Probablement une certaine sorte de violence extrême parmi les civils : les tirs mortels au milieu de la ville, des gosses terrifiés en pyjamas observant les soldats lourdement armés fouiller une maison, un hélicoptère tirant un missile au milieu de Gaza.
Toutes ces scènes violentes se produisent, mais elles ne donnent pas une image proportionnée de ce à quoi ressemble vraiment l'occupation.
Très peu de gens se rendent compte qu'Israël a transformé la vie dans les Territoires Occupés (colons israéliens exclus) en une misère absolue sans avoir besoin de tirer une seule balle.
Un regard unique et de valeur inestimable sur les mécanismes qui constituent cette occupation "calme', habituellement cachés derrière le littéral écran de fumée de la violence, est donné par le premier rapport annuel du groupe des Droits de l'Homme Machsom Watch, présenté dans une conférence de presse à Tel Aviv la semaine dernière.
Checkpoints de Cisjordanie : Les bases
Machsom – "Barrage routier" en Hébreu – représente un arsenal entier d'obstacles répandus dans tous les Territoires Occupés : les barrages routiers provisoires ou permanents, les points de contrôle gardés ou des routes fermées par de gros blocs de ciment, des portes dans le mur, des monticules de terre, des fossés, des tours d'observation.

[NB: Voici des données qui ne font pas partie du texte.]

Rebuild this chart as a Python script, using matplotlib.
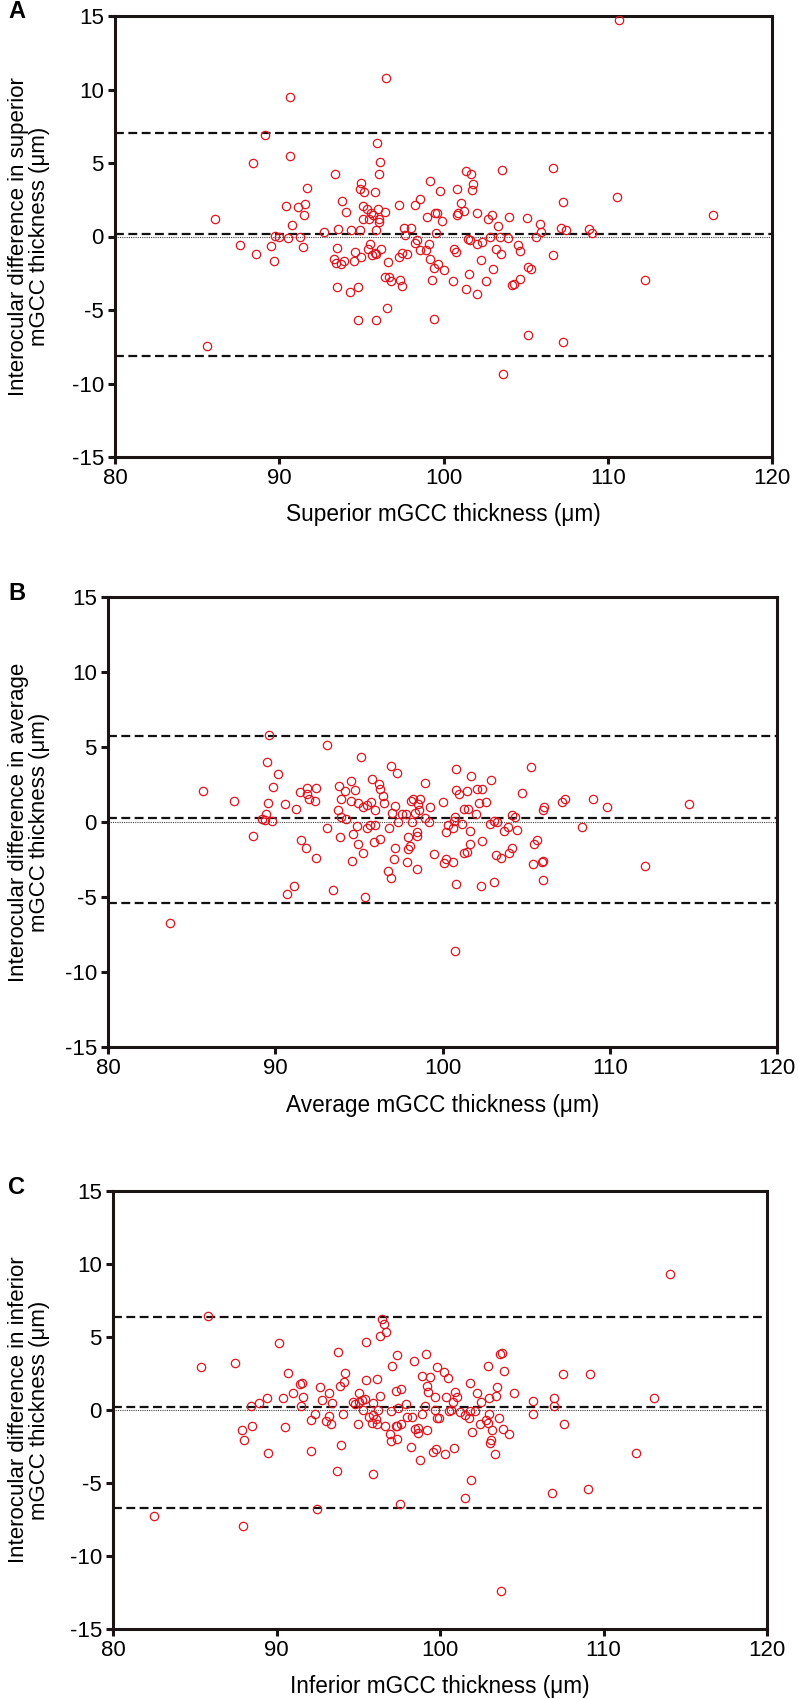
import matplotlib
matplotlib.use("Agg")
import matplotlib.pyplot as plt

plt.rcParams['font.family'] = ['Liberation Sans', 'DejaVu Sans']
plt.rcParams['axes.unicode_minus'] = False

# Superior mGCC (panel A)
sup_x = [86.09, 87.59, 88.56, 88.42, 89.11, 89.50, 89.70, 89.74, 89.98, 90.41,
         90.53, 90.67, 90.65, 90.80, 91.16, 91.26, 91.42, 91.49, 91.57, 91.67,
         92.72, 93.41, 93.49, 93.35, 93.43, 93.55, 93.53, 93.78, 93.80, 93.94,
         94.06, 94.33, 94.37, 94.53, 94.63, 94.79, 94.93, 94.96, 94.93, 95.16,
         95.12, 94.96, 95.10, 95.32, 95.42, 95.48, 95.52, 95.58, 95.62, 95.73,
         95.85, 95.87, 95.83, 95.89, 95.97, 95.99, 96.05, 96.07, 96.09, 96.15,
         96.19, 96.42, 96.46, 96.50, 96.64, 96.70, 96.82, 97.27, 97.29, 97.35,
         97.45, 97.45, 97.61, 97.67, 97.76, 98.02, 98.27, 98.27, 98.41, 98.55,
         98.57, 98.93, 98.98, 99.10, 99.16, 99.20, 99.32, 99.42, 99.48, 99.54,
         99.60, 99.64, 99.81, 99.93, 100.05, 100.84, 100.84, 100.90, 101.07, 101.23,
         101.37, 101.67, 101.80, 101.75, 101.51, 101.63, 100.66, 100.76, 102.04, 102.04,
         102.36, 102.30, 101.55, 101.35, 102.06, 100.58, 102.59, 102.73, 102.93, 102.83,
         103.17, 103.33, 103.43, 103.51, 102.99, 103.56, 103.97, 103.95, 104.19, 104.27,
         104.54, 104.66, 104.68, 105.08, 105.16, 105.32, 105.61, 105.87, 105.91, 106.69,
         106.69, 107.29, 107.13, 107.43, 108.87, 109.04, 110.58, 110.71, 112.29, 116.41,
         85.62, 94.81, 95.89, 96.54, 99.42, 105.12, 107.25, 103.62]
sup_y = [1.16, -0.57, -1.16, 4.97, 6.92, -0.68, -1.70, 0.02, -0.02, 2.06,
         -0.07, 9.52, 5.46, 0.77, 2.00, 0.00, -0.73, 1.45, 2.18, 3.27,
         0.32, 4.26, -0.77, -1.52, -1.79, 0.52, -3.42, -1.90, 2.40, -1.68,
         1.66, -3.79, 0.43, -1.68, -1.04, -3.42, 0.43, 3.63, 3.24, 3.04,
         2.06, -1.38, 1.22, 1.90, -0.86, 1.22, -0.54, 1.61, -1.29, 1.47,
         3.02, 0.43, -1.11, -1.16, 6.33, 1.84, 1.22, 1.00, 4.24, 5.08,
         -0.88, 1.70, -2.77, 10.75, -1.75, -2.77, -3.04, -1.41, 2.15, -2.93,
         -1.11, -3.38, 0.57, 0.09, -1.22, 0.57, 2.15, -0.45, -0.25, 2.56,
         -0.93, -0.93, 1.34, -0.50, -1.54, 3.76, -2.93, -2.15, 1.61, 0.25,
         1.61, -1.90, 3.11, 1.04, -2.29, 3.24, 1.43, 1.61, 2.29, 1.72,
         4.44, 4.22, 3.58, 3.13, -0.20, -0.25, -0.88, -1.04, 1.61, -0.50,
         -0.36, -1.59, -2.52, -3.58, -3.92, -3.04, -3.04, 1.22, 1.45, -0.02,
         -0.84, 0.70, -0.05, -1.18, -2.20, 4.51, 1.32, -0.11, -3.31, -3.24,
         -0.59, -1.02, -2.88, 1.27, -2.09, -2.20, 0.00, 0.84, 0.34, 4.65,
         -1.25, 2.34, 0.57, 0.41, 0.50, 0.25, 2.68, 14.72, -2.99, 1.47,
         -7.48, -5.71, -5.71, -4.85, -5.62, -6.71, -7.17, -9.37]
sup_lines = [0.18, 7.07, -8.16]  # mean, upper, lower limit

# Average mGCC (panel B)
avg_x = [85.71, 87.54, 88.64, 89.63, 89.51, 90.15, 89.85, 89.57, 89.45, 89.19,
         89.39, 89.79, 90.61, 91.23, 91.49, 91.91, 91.87, 92.01, 92.39, 92.46,
         91.53, 91.81, 92.42, 93.10, 93.08, 93.82, 93.94, 93.76, 93.96, 94.18,
         94.26, 93.88, 94.55, 94.77, 94.55, 94.93, 95.25, 95.11, 94.67, 94.89,
         94.97, 95.25, 94.59, 95.51, 95.75, 95.77, 96.19, 96.27, 96.43, 96.49,
         95.95, 95.51, 95.65, 95.99, 95.91, 96.25, 96.81, 96.95, 97.30, 97.16,
         97.01, 97.32, 97.14, 97.56, 97.80, 97.10, 97.92, 98.04, 97.92, 98.12,
         98.24, 98.18, 98.38, 98.48, 98.48, 98.52, 98.60, 98.64, 98.98, 98.94,
         99.20, 99.28, 99.50, 100.05, 100.19, 100.23, 100.31,
         100.79, 101.71, 102.88, 100.80, 100.96, 101.49, 102.05, 102.39, 102.19, 102.62,
         101.27, 101.53, 102.01, 100.75, 100.67, 101.15, 101.63, 100.61, 102.37, 101.67,
         101.29, 101.47, 102.82, 103.10, 103.24, 103.66, 103.94, 104.44, 104.18, 104.36,
         104.74, 105.31, 103.22, 103.98, 104.16, 105.49, 105.65, 105.99, 106.08, 107.15,
         107.35, 108.32, 109.02, 109.82, 114.76, 106.00,
         96.72, 96.92, 97.86, 98.50, 100.11, 90.69, 91.11, 93.46, 95.35, 83.73,
         100.73, 100.83, 102.32, 103.06, 106.03, 105.95, 105.39, 112.13, 100.63, 103.50]
avg_y = [2.09, 1.38, -0.93, 5.78, 4.00, 3.18, 2.36, 1.24, 0.53, 0.18,
         0.13, 0.04, 1.22, 0.84, 1.98, 2.27, 1.84, 1.53, 1.38, 2.29,
         -1.18, -1.73, -2.42, 5.11, -0.42, 2.42, 1.53, 0.82, 0.36, 2.07,
         0.22, -0.98, 2.73, 2.16, 1.40, 1.24, 1.02, 4.33, -0.82, -0.24,
         -1.47, -2.07, -2.60, 1.11, 1.31, 2.87, 2.51, 2.18, 1.76, 1.29,
         0.82, -0.42, -0.20, -0.20, -1.33, -1.11, -0.38, 3.76, 3.24, 1.07,
         0.58, -0.02, -1.71, 0.53, 0.53, -2.44, -0.98, -1.58, -1.78, 1.40,
         1.51, 0.02, 0.58, -0.64, -0.93, 1.18, 0.78, 1.56, 2.62, 0.29,
         0.02, 0.98, -2.16, 1.33, -2.49, -0.67, -0.20,
         3.53, 3.04, 2.80, 2.11, 1.84, 2.09, 2.18, 2.22, 1.29, 1.36,
         0.84, 0.89, 0.53, 0.36, 0.09, -0.16, -0.58, -0.40, -1.24, -1.49,
         -2.09, -1.98, -0.13, 0.04, 0.00, -0.58, -0.31, -0.53, 0.49, 0.36,
         1.93, 3.69, -2.22, -2.04, -1.73, -1.44, -1.20, 0.80, 1.00, 1.31,
         1.51, -0.31, 1.51, 1.00, 1.18, -2.60,
         -3.24, -3.71, -2.69, -3.13, -2.76, -4.82, -4.24, -4.56, -5.00, -6.73,
         -8.60, -4.13, -4.24, -4.00, -3.87, -2.69, -2.80, -2.93, -2.69, -2.42]
avg_lines = [0.27, 5.73, -5.40]

# Inferior mGCC (panel C)
inf_x = [85.37, 85.84, 87.47, 88.43, 88.94, 89.41, 88.53, 87.86, 90.16, 90.41,
         90.53, 90.71, 90.98, 91.43, 91.57, 91.49, 91.63, 92.12, 92.37, 92.63,
         92.80, 93.20, 93.02, 93.24, 93.35, 93.39, 93.78, 93.88, 94.12, 94.22,
         94.04, 94.65, 94.80, 95.04, 95.00, 95.02, 95.22, 95.39, 95.47, 95.47,
         95.27, 95.63, 95.90, 95.90, 95.86, 96.08, 96.12, 96.18, 96.16, 96.33,
         96.33, 96.43, 96.57, 96.67, 96.61, 97.00, 97.06, 97.35, 97.31, 97.29,
         97.37, 97.45, 97.61, 97.63, 97.90, 97.98, 98.31, 98.43, 98.47, 98.67,
         98.90, 98.88, 99.14, 99.08, 99.20, 99.22, 99.24, 99.41, 99.67, 99.69,
         99.80, 99.80, 99.94, 100.24, 100.35, 100.47, 100.55,
         114.04, 103.67, 103.80, 102.94, 103.92, 101.84, 103.51, 104.51, 102.27, 103.02,
         103.43, 102.49, 100.90, 101.06, 100.82, 100.67, 101.22, 101.53, 101.84, 102.16,
         101.78, 102.98, 102.82, 102.43, 102.94, 103.59, 103.88, 105.67, 105.69, 106.99,
         106.99, 107.55, 109.16, 107.61, 113.08,
         88.02, 89.49, 92.12, 93.96, 93.67, 95.90, 96.94, 96.98, 97.39, 98.22,
         98.63, 98.78, 99.55, 99.73, 100.31, 97.53, 92.49, 82.49, 87.94,
         101.98, 103.18, 104.22, 103.13, 103.08, 103.37, 100.88, 101.90, 101.55, 106.84,
         109.04, 111.98, 103.71]
inf_y = [2.97, 6.42, 3.24, 0.27, 0.48, 0.82, -1.10, -1.37, 4.59, 0.80,
         -1.19, 2.51, 1.19, 1.76, 1.87, 0.25, 0.89, -0.68, -0.25, 1.60,
         0.66, 1.19, -0.75, -0.39, -0.94, 0.46, 3.95, 1.64, 1.94, 2.51,
         -0.25, 0.55, 0.39, 1.16, -0.94, 0.57, 0.66, 0.73, 4.63, 2.08,
         0.02, -0.46, 0.46, -0.37, -0.91, -0.62, 2.15, 0.00, -0.96, 5.07,
         0.98, 6.26, 5.87, 5.37, -1.12, -0.07, 3.04, 3.77, 1.30, -1.10,
         -1.12, 0.11, 1.42, -0.98, 0.39, -0.46, -0.46, 3.36, -1.28, -1.26,
         2.31, -0.25, 3.81, 0.30, -1.37, 1.64, 1.23, 2.28, 0.87, 0.00,
         2.97, -0.57, -0.57, 2.58, 0.91, 2.19, -0.05,
         9.29, 3.81, 3.93, 3.01, 2.69, 1.83, 1.58, 1.14, 1.16, 0.84,
         0.96, 0.57, 1.23, 0.89, 0.57, 0.00, -0.14, -0.37, -0.07, -0.07,
         -0.53, -0.25, -0.66, -0.98, -0.91, -0.57, -1.32, 0.62, -0.30, 0.84,
         0.27, 2.44, 2.44, -0.94, 0.82,
         -2.08, -2.92, -2.81, -2.37, -4.18, -4.36, -1.62, -2.12, -1.96, -2.53,
         -1.55, -3.42, -2.85, -2.69, -3.04, -6.46, -6.80, -7.24, -7.97,
         -1.51, -1.37, -1.67, -2.08, -2.26, -3.04, -2.63, -4.79, -6.00, -5.68,
         -5.39, -2.92, -12.40]
inf_lines = [0.22, 6.37, -6.71]

W, H = 798, 1700


def panel(rect, x, y, lines, xlabel, ylabel, letter):
    left, top, right, bottom = rect
    ax = fig.add_axes([left / W, 1 - bottom / H, (right - left) / W,
                       (bottom - top) / H])
    ax.axhline(0, color='#444444', lw=0.8, ls=(0, (1, 1)), zorder=1)
    for v in lines:
        ax.axhline(v, color='#111111', lw=1.6, ls=(0, (4, 2)), zorder=2)
    ax.plot(x, y, 'o', mfc='none', mec='#e0141e', ms=6, mew=0.9, zorder=3)
    ax.set_xlim(80, 120)
    ax.set_ylim(-15, 15)
    ax.set_xticks(range(80, 121, 10))
    ax.set_yticks(range(-15, 16, 5))
    for s in ax.spines.values():
        s.set_linewidth(2.2)
        s.set_color('#1a1414')
    ax.tick_params(direction='out', length=5, width=2.2, labelsize=16,
                   color='#1a1414', pad=3)
    ax.set_xlabel(xlabel, fontsize=16.3)
    ax.xaxis.set_label_coords(0.5, -0.104)
    ax.set_ylabel(ylabel, fontsize=16, linespacing=1.0)
    ax.yaxis.set_label_coords((50 - left) / (right - left), 0.5)
    fig.text(8 / W, 1 - (top - 4) / H, letter, fontsize=17,
             fontweight='bold', va='center', ha='left')
    return ax


fig = plt.figure(figsize=(W / 100, H / 100), dpi=100)

panel((115, 16, 772, 457), sup_x, sup_y, sup_lines,
      'Superior mGCC thickness (μm)',
      'Interocular difference in superior\nmGCC thickness (μm)', 'A')
panel((108, 597, 777, 1047), avg_x, avg_y, avg_lines,
      'Average mGCC thickness (μm)',
      'Interocular difference in average\nmGCC thickness (μm)', 'B')
panel((113, 1191, 767, 1629), inf_x, inf_y, inf_lines,
      'Inferior mGCC thickness (μm)',
      'Interocular difference in inferior\nmGCC thickness (μm)', 'C')

fig.savefig('out.png', dpi=100)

Le fait le moins connu mais le plus significatif sur ces divers obstacles physiques est que presque tous ne sont pas des "checkpoints de frontière" situés entre Israël et les Territoires Occupés; presque tous sont placés DANS les Territoires Occupés, entravant le déplacement d'un ville ou d'un village palestinien à un autre.
Au cours des quatre dernières années – les signes étaient assez clairs début 2002 - Israël a rendu chaque déplacement de chaque Palestinien dépendant d'un permis israélien.

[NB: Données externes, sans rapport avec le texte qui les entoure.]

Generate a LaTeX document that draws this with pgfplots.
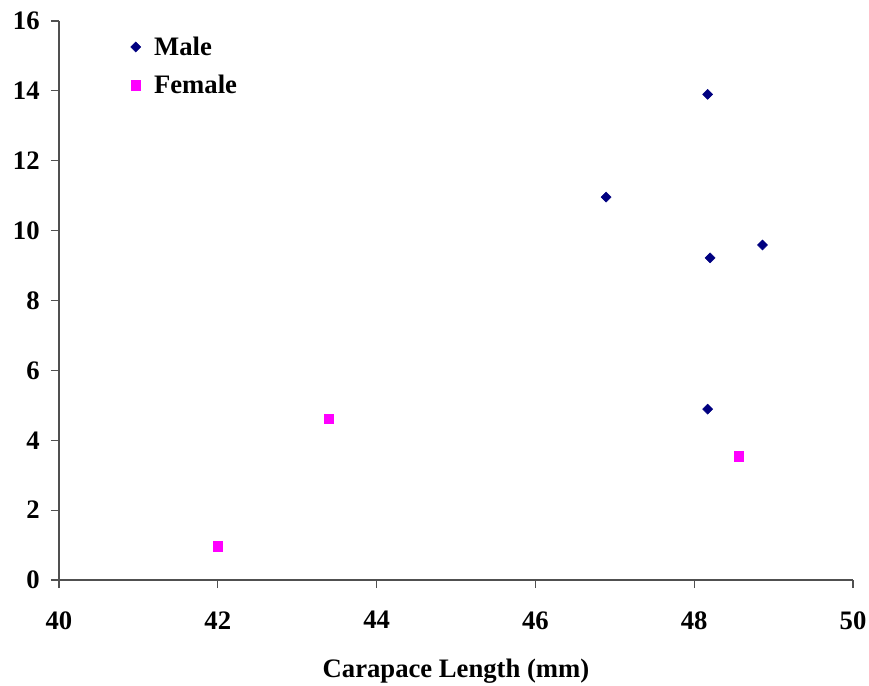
\documentclass[border=0pt]{standalone}
\usepackage{pgfplots}
\pgfplotsset{compat=1.18}
\usepackage{fontspec}
\setmainfont{Liberation Serif}
\definecolor{male}{RGB}{0,0,128}
\definecolor{female}{RGB}{255,0,255}
\definecolor{axgray}{RGB}{80,80,80}
\begin{document}
\begin{tikzpicture}
\useasboundingbox (-44.25pt,-79.5pt) rectangle (607.5pt,435pt);
\begin{axis}[
  at={(0,0)}, anchor=south west,
  scale only axis, width=595.5pt, height=419.25pt,
  xmin=40, xmax=50, ymin=0, ymax=16,
  xtick={40,42,...,50}, ytick={0,2,...,16},
  axis x line*=bottom, axis y line*=left,
  axis line style={axgray, line width=0.9pt},
  every tick/.style={axgray, line width=0.9pt},
  tick align=outside, major tick length=6pt,
  /pgf/number format/assume math mode=true,
  tick label style={font=\fontsize{20}{22}\selectfont\bfseries},
  xticklabel style={yshift=-14pt},
  yticklabel style={xshift=-5pt},
  xlabel={Carapace Length (mm)},
  xlabel style={font=\fontsize{20}{22}\selectfont\bfseries, yshift=-15pt},
  legend style={draw=none, fill=none, at={(0.085,0.982)}, anchor=north west,
    font=\fontsize{20}{22}\selectfont\bfseries, row sep=9.5pt,
    legend cell align=left, nodes={inner xsep=5pt},
    /tikz/every odd column/.append style={column sep=5pt}},
]
\addplot[only marks, mark=square*, mark size=2.65pt, mark options={rotate=45, fill=male, draw=male}]
coordinates {(48.17,13.9) (46.89,10.96) (48.2,9.22) (48.86,9.59) (48.17,4.89)};
\addlegendentry{Male}
\addplot[only marks, mark=square*, mark size=3.6pt, mark options={fill=female, draw=female}]
coordinates {(42.0,0.97) (43.4,4.61) (48.56,3.55)};
\addlegendentry{Female}
\end{axis}
\end{tikzpicture}
\end{document}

Incroyable, mais vrai : Un Palestiniens qui désire sortir (ou ré-entrer) de son entourage immédiat - une ville, un village, un quartier, ou juste d'une partie arbitrairement coupé d'un village - doit obtenir à l'avance un permis d'Israël et le montrer à chaque checkpoint gardé par des Israéliens.
Vous ne pouvez pas tout simplement aller travailler, faire quelques achats ou des affaires, aller à l'école, rendre visite à la famille ou aux amis, à un hôpital - vous devez d'abord passer par un ou plusieurs checkpoints israéliens.
Les chiffres sont horrifiants. Le bureau pour la Coordination des Affaires Humanitaires de l'ONU (OCHA) a compté en novembre 2004 pas moins de 719 (!) obstacles physiques dans l'ensemble de la Cisjordanie . Machsom Watch signale que moins de 70 d'entre eux ont été enlevés dans la récente période de "calme", seulement certains seront remplacés par le Mur qui progresse rapidement.
Un général de l'armée a rapporté que les 25 checkpoints centraux sous sont contrôle ont nécéssité 1.000 soldats, et jusqu'à 5.000 soldats sont employés sur des alertes spéciales (Ha`aretz, 22 juillet 2003); nul ne s'étonne que les checkpoints ne sont pas constamment gardés, ayant pour résultat des files d'attente sans fin.
Personne sur les plus de 2 millions de Palestiniens en Cisjordanie ne vit à plus de 3 kms d'un barrage routier ou d'un checkpoint. Un itinéraire court à travers la Cisjordanie vous ferait passer inévitablement par plusieurs checkpoints israéliens, certains d'entre eux situés à 5 minutes en voiture les uns des autres.
Vous avez été chanceux de passer un point de contrôle? Le prochain est juste à quelques minutes de là, où vous aurez tout à recommencer.
Les checkpoints sont fermés pendant les fêtes israéliennes, juives, musulmanes, et autres occasions publiques, paralysant la vie sociale et l'économique palestinienne.
Machsom Watch rapporte que
"De mars à mai (2004)" un bouclage a été imposé qui a inclus l'encerclement total de nombreuses régions de Cisjordanie .
Le bouclage a commencé aux vacandes de Pâques et s'est poursuivi sans interruption jusqu'au Jourde l'Indépendance israélienne (plusieurs semaines plus tard) et ensuite du référendum du parti du Likud, et a finalement été levé après la finale européenne de Basket-ball.
Aparté personnel
Quand j'avais 18 ans, j'ai reçu ma formation de base dans une unité d'infanterie israélienne bien connue pour sa férocité.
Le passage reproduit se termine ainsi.